The question I have isn't why you need analytics but why you'd ever need any PII in the data. I don't care whether Bob clicked the button I only care whether 1% or 50% of users click the button. Or if those who clicked button A are likely to click button B so they should be closer together. Analytics should be anonymous usage statistics not tracking individuals. We are clumping two things together where one is bad and the other is useful and mostly harmless to integrity.
That’s the idea but to know that an anonymous user who has clicked button A goes on to click button B requires you to track that user via some kind of random ID that uniquely identifies their browser/device. This new Swedish ruling says that ID is itself PI.
How does the ruling come to that conclusion? How does an ID that uniquely identifies a user but can't be used to trace back to a physical person be PII?

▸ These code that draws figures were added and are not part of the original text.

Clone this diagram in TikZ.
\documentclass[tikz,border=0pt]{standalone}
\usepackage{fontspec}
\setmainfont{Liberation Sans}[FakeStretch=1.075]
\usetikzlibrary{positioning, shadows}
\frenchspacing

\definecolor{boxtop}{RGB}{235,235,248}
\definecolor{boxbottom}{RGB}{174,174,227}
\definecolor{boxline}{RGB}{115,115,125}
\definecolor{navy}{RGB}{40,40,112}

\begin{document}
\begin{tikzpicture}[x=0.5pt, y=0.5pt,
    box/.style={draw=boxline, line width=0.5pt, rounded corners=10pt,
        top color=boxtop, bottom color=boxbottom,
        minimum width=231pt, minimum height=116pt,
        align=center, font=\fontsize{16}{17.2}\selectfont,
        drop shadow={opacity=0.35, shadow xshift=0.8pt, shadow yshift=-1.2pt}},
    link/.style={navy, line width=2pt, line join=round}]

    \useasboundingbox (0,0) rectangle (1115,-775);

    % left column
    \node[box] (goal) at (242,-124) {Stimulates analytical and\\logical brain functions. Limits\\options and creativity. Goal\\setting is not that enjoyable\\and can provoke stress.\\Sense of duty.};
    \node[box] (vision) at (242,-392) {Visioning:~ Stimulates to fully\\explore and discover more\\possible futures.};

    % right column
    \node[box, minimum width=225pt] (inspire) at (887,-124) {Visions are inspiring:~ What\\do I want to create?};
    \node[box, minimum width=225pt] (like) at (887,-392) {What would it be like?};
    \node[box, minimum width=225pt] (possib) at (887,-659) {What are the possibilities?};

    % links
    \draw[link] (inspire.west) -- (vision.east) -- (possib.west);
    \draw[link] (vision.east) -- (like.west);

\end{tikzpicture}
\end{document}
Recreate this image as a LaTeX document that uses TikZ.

Reading the linked rulings it seems like it's not the IP (even though it's only blanked at the last octet) but rather other cookie values, which may in turn be traceable to the user?
Of course if a cookie value is sent and in some other system that same cookie value is stored next to a user's name, then that cookie value is definitely PII and can't be sent via GA, that much I understand.
The key passage from the longest ruling (DI) seems to be
Dessa identifierare har skapats med syftet att kunna särskilja individuella besökare, såsom
klaganden. De unika identifierarna gör därmed besökarna på Webbplatsen
identifierbara. Även om sådana unika identifierare (enligt punkt 1 ovan) i sig inte skulle
anses göra enskilda identifierbara, måste det dock beaktas att dessa unika
identifierare i det aktuella fallet kan kombineras med ytterligare element (enligt
punkterna 2–4 ovan) samt att det är möjligt att dra slutsatser i förhållande till
information (enligt punkterna 2–4 ovan) som medför att uppgifter utgör
personuppgifter, oaktat om IP-adressen inte överförts i sin helhet
Basically: the random ids aren't enough by themselves, nor is the IP, but the IDS together with partial IPs and something else is.
I don't know what the bottom line is though. And that worries me a bit. Any analytics will be at risk of doing this. In my desktop app analytics we blank IPs etc, but just storing some hardware data (ram amount, cpu freq, windows version, screen resolution...) means that we eventually have enough entropy to say with certainty that each user we have has a unique set of parameters in the data we log. It's almost impossible to NOT fingerprint perfectly if you gather even just basic hardware and OS info, for example. But there is of course zero possibility that we could use the data backwards and say "ok which single physical person is it that has a 16 core machine and 16Gb ram" making it "not PII"?
I think the key issue in these cases with GA is that it's more a chain leading to actual PII. E.g. the cookie value that GA has access to, can realistically be stored somewhere where there is also PII such as an email address. And that's enough to violate the GDPR.